Defensor
de consensos e diálogo
Díli,
19 mai (Lusa) - Mário Carrascalão, que hoje morreu aos 80 anos em Díli, não
suscitava avaliações consensuais entre os timorenses, mas trabalhou grande
parte da vida pelos consensos, abrindo até a porta ao diálogo entre a
resistência e os ocupantes indonésios.
Líderes
timorenses recordaram a voz de denúncia sobre a situação no território, mesmo
enquanto Governador nomeado por Jacarta (1982 a 1992), e o papel interventivo
que permitiu a primeira abertura de Timor-Leste, levando muitos timorenses a
estudar em universidades indonésias.
"Salvou
centenas de vidas, forçou a abertura de Timor-Leste ao mundo, conseguiu que
milhares de jovens timorenses tivessem uma oportunidade única de se formarem.

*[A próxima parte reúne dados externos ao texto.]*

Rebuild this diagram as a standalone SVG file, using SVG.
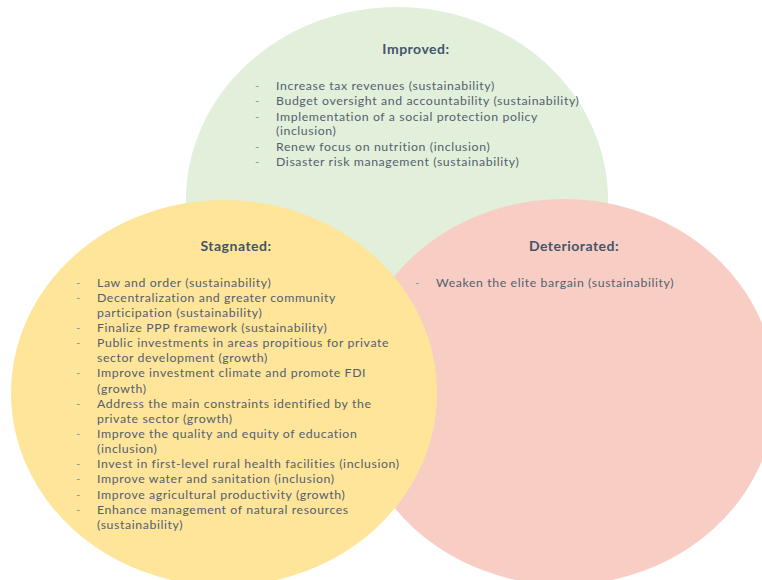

Mas talvez mais importante, conseguiu convencer o comando militar Indonésio em
Timor-Leste a dialogar com Xanana", escreveu sobre si, em outubro de 2015,
o ex-Presidente José Ramos-Horta.
Vítima
de um ataque cardíaco, Carrascalão morreu hoje em Díli, 24 horas depois de ter
recebido das mãos do Presidente timorense, Taur Matan Ruak, a mais alta condecoração
do Estado, o Grande Colar da Ordem de Timor-Leste.
As
imagens da entrega da condecoração dominam hoje as redes sociais em
Timor-Leste, onde se sucedem os comentários de pêsames de familiares, amigos,
dirigentes timorenses e cidadãos comuns, que ensombram os festejos do 15.º
aniversário da restauração da independência, no sábado.
Carrascalão,
que nasceu em Venilale em 1937, dedicou, como muitos dos 11 irmãos, grande
parte da vida à política timorense. Já depois da independência fundou o Partido
Social Democrata timorense e chegou a ser vice-primeiro-ministro no IV Governo
constitucional, liderado por Xanana Gusmão.
Terceiro
Governador nomeado pela Indonésia para Timor (de 18 de setembro de 1983 a 18 de
setembro de 1992), recordou em entrevista à Lusa, em 2015, os encontros que
manteve com Xanana Gusmão em Lariguto (1983) e Ariana (1990), abrindo a porta
ao primeiro diálogo com a resistência.
"Encontrei-me
com ele enquanto comandante das Falintil [Forças Armadas de Libertação Nacional
de Timor-Leste]. Se se apresentasse como comandante da Fretilin [Frente
Revolucionária de Timor-Leste Independente] eu não me sentaria à mesma mesa.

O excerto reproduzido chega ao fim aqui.